Exponentially slow mixing in the mean-field Swendsen-Wang dynamics

Swendsen-Wang dynamics for the Potts model was proposed in the late 1980's as an alternative to single-site heat-bath dynamics, in which global updates allow this MCMC sampler to switch between metastable states and ideally mix faster. Gore and Jerrum (1999) found that this dynamics may in fact exhibit slow mixing: they showed that, for the Potts model with $q\geq 3$ colors on the complete graph on $n$ vertices at the critical point $\beta_c(q)$, Swendsen-Wang dynamics has $t_{\mathrm{mix}}\geq \exp(c\sqrt n)$. The same lower bound was extended to the critical window $(\beta_s,\beta_S)$ around $\beta_c$ by Galanis et al. (2015), as well as to the corresponding mean-field FK model by Blanca and Sinclair (2015).
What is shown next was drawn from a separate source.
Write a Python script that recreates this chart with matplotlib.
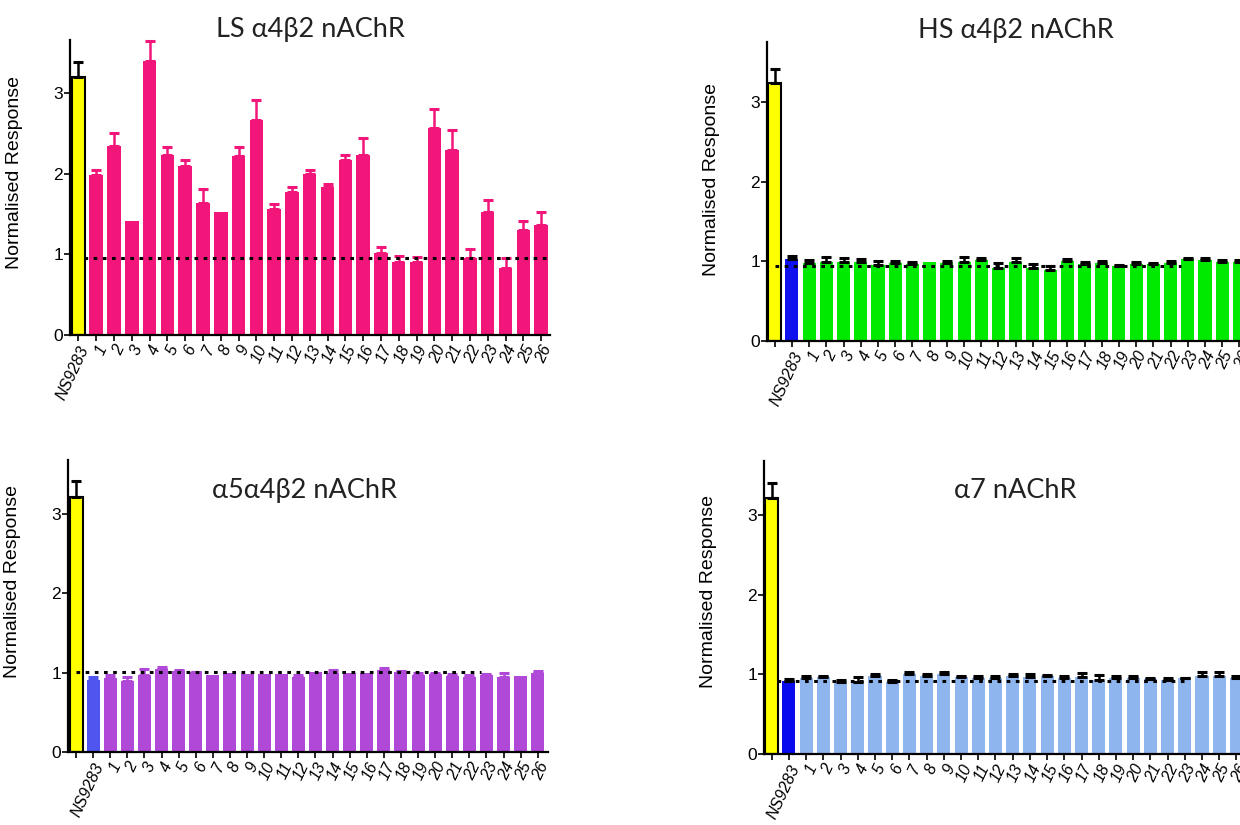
import numpy as np
import matplotlib
matplotlib.use('Agg')
import matplotlib.pyplot as plt

plt.rcParams['font.family'] = ['Liberation Sans', 'DejaVu Sans']

compounds = [str(i) for i in range(1, 27)]

# LS a4b2: NS9283 (yellow) then compounds 1-26
ls_ns = 3.20
ls_ns_err = 0.19
ls_vals = [1.98, 2.35, 1.41, 3.40, 2.23, 2.10, 1.64, 1.52, 2.22, 2.67,
           1.56, 1.78, 2.00, 1.83, 2.17, 2.23, 1.02, 0.91, 0.91, 2.57,
           2.29, 0.95, 1.52, 0.83, 1.30, 1.37]
ls_err = [0.07, 0.15, 0.0, 0.25, 0.10, 0.07, 0.17, 0.0, 0.11, 0.25,
          0.07, 0.05, 0.05, 0.04, 0.06, 0.21, 0.07, 0.07, 0.06, 0.23,
          0.25, 0.12, 0.15, 0.13, 0.12, 0.15]

# HS a4b2: yellow, NS9283 (blue), compounds
hs_yellow = 3.23
hs_yellow_err = 0.18
hs_ns = 1.03
hs_ns_err = 0.04
hs_vals = [0.98, 0.995, 0.995, 0.995, 0.95, 0.98, 0.965, 0.995, 0.98, 0.995,
           1.015, 0.92, 0.985, 0.92, 0.89, 1.00, 0.97, 0.98, 0.945, 0.97,
           0.96, 0.98, 1.03, 1.01, 0.995, 0.995]
hs_err = [0.04, 0.055, 0.045, 0.035, 0.05, 0.02, 0.025, 0.0, 0.02, 0.055,
          0.03, 0.055, 0.06, 0.04, 0.05, 0.025, 0.02, 0.02, 0.01, 0.02,
          0.02, 0.02, 0.01, 0.035, 0.015, 0.015]

# a5a4b2
a5_yellow = 3.22
a5_yellow_err = 0.19
a5_ns = 0.91
a5_ns_err = 0.035
a5_vals = [0.93, 0.90, 0.97, 1.04, 1.025, 1.005, 0.97, 0.99, 0.985, 0.985,
           0.985, 0.95, 1.01, 0.99, 1.00, 1.00, 1.035, 1.01, 0.97, 0.985,
           0.96, 0.94, 0.97, 0.94, 0.96, 1.00]
a5_err = [0.04, 0.05, 0.08, 0.03, 0.01, 0.005, 0.0, 0.0, 0.0, 0.0,
          0.0, 0.02, 0.0, 0.045, 0.0, 0.0, 0.02, 0.015, 0.02, 0.015,
          0.025, 0.03, 0.015, 0.06, 0.0, 0.025]

# a7
a7_yellow = 3.22
a7_yellow_err = 0.18
a7_ns = 0.92
a7_ns_err = 0.02
a7_vals = [0.96, 0.965, 0.91, 0.91, 0.98, 0.91, 1.01, 0.98, 1.01, 0.965,
           0.96, 0.96, 0.975, 0.965, 0.975, 0.95, 0.965, 0.93, 0.96, 0.96,
           0.94, 0.93, 0.95, 0.975, 0.975, 0.96]
a7_err = [0.02, 0.015, 0.02, 0.055, 0.03, 0.015, 0.02, 0.03, 0.02, 0.015,
          0.015, 0.02, 0.025, 0.045, 0.015, 0.025, 0.05, 0.065, 0.02, 0.015,
          0.02, 0.02, 0.01, 0.05, 0.05, 0.02]

# dotted reference lines: level, start, end (category positions)
ref_ls = (0.95, 0.3, 26.6)
ref_hs = (0.94, 0.0, 23.6)
ref_a5 = (1.005, 0.0, 23.7)
ref_a7 = (0.92, 0.3, 24.0)

pink = '#F2167B'
green = '#00EA00'
purple = '#B048D8'
lightblue = '#8FB5EE'
yellow = '#FFFF00'

fig = plt.figure(figsize=(12.4, 8.25), dpi=100)

title_font = ['Lato', 'DejaVu Sans']


def panel(rect, ylim, xlim, vals, errs, colors, ecolors, labels, ref, title,
          tpos, lab_y):
    ax = fig.add_axes(rect)
    x = np.arange(len(vals))
    vals = np.array(vals)
    errs = np.array(errs)
    edge = ['black' if c == yellow else 'none' for c in colors]
    ax.bar(x, vals, width=0.76, color=colors, edgecolor=edge, linewidth=1.5,
           zorder=2)
    for xi, v, e, ec in zip(x, vals, errs, ecolors):
        if e > 0:
            ax.errorbar(xi, v, yerr=[[0], [e]], fmt='none', ecolor=ec,
                        elinewidth=1.8, capsize=3.5, capthick=2.2, zorder=3,
                        clip_on=False)
    lvl, x0, x1 = ref
    ax.plot([x0, x1], [lvl, lvl], color='black', linestyle=(0, (1.2, 1.8)),
            linewidth=2.2, zorder=4)
    ax.set_ylim(*ylim)
    ax.set_xlim(*xlim)
    ax.set_yticks([0, 1, 2, 3])
    ax.set_xticks(x)
    ax.set_xticklabels(labels, rotation=65, ha='right', rotation_mode='anchor',
                       fontstyle='italic', fontsize=11.5)
    ax.tick_params(axis='y', labelsize=12.5, length=4, width=1.2, pad=1)
    ax.tick_params(axis='x', length=4, width=1.2, pad=2)
    for s in ['top', 'right']:
        ax.spines[s].set_visible(False)
    for s in ['left', 'bottom']:
        ax.spines[s].set_linewidth(1.6)
    ax.set_ylabel('Normalised Response', fontsize=14)
    ax.yaxis.set_label_coords(-0.098, lab_y)
    fig.text(tpos[0], tpos[1], title, ha='center', va='baseline',
             fontsize=19.5, family=title_font, color='#222222')
    return ax


W, H = 1240, 825

# LS panel
panel([70 / W, 1 - 335 / H, 480 / W, 295 / H], (0, 3.66), (-0.47, 26.5),
      [ls_ns] + ls_vals, [ls_ns_err] + ls_err,
      [yellow] + [pink] * 26, ['black'] + [pink] * 26,
      ['NS9283'] + compounds, ref_ls, 'LS α4β2 nAChR',
      (310 / W, 1 - 37 / H), 0.55)

# HS panel
panel([767 / W, 1 - 341 / H, 481 / W, 299 / H], (0, 3.75), (-0.45, 27.5),
      [hs_yellow, hs_ns] + hs_vals, [hs_yellow_err, hs_ns_err] + hs_err,
      [yellow, '#1010EE'] + [green] * 26, ['black'] * 28,
      ['', 'NS9283'] + compounds, ref_hs, 'HS α4β2 nAChR',
      (1016 / W, 1 - 38 / H), 0.54)

# a5a4b2 panel
panel([68 / W, 1 - 752 / H, 480 / W, 292 / H], (0, 3.68), (-0.47, 27.6),
      [a5_yellow, a5_ns] + a5_vals, [a5_yellow_err, a5_ns_err] + a5_err,
      [yellow, '#4F55EE'] + [purple] * 26, ['black', '#4F55EE'] + [purple] * 26,
      ['', 'NS9283'] + compounds, ref_a5, 'α5α4β2 nAChR',
      (305 / W, 1 - 498 / H), 0.585)

# a7 panel
panel([764 / W, 1 - 754 / H, 481 / W, 293 / H], (0, 3.68), (-0.45, 27.5),
      [a7_yellow, a7_ns] + a7_vals, [a7_yellow_err, a7_ns_err] + a7_err,
      [yellow, '#0A0AEE'] + [lightblue] * 26, ['black'] * 28,
      ['', 'NS9283'] + compounds, ref_a7, 'α7 nAChR',
      (1015 / W, 1 - 498 / H), 0.553)

fig.savefig('out.png', dpi=100)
In both cases, an upper bound of $t_{\mathrm{mix}} \leq \exp(c' n)$ was known. Here we show that the mixing time is truly exponential in $n$: namely, $t_{\mathrm{mix}} \geq \exp (cn)$ for Swendsen-Wang dynamics when $q\geq 3$ and $\beta\in(\beta_s,\beta_S)$, and the same bound holds for the related MCMC samplers for the mean-field FK model when $q>2$.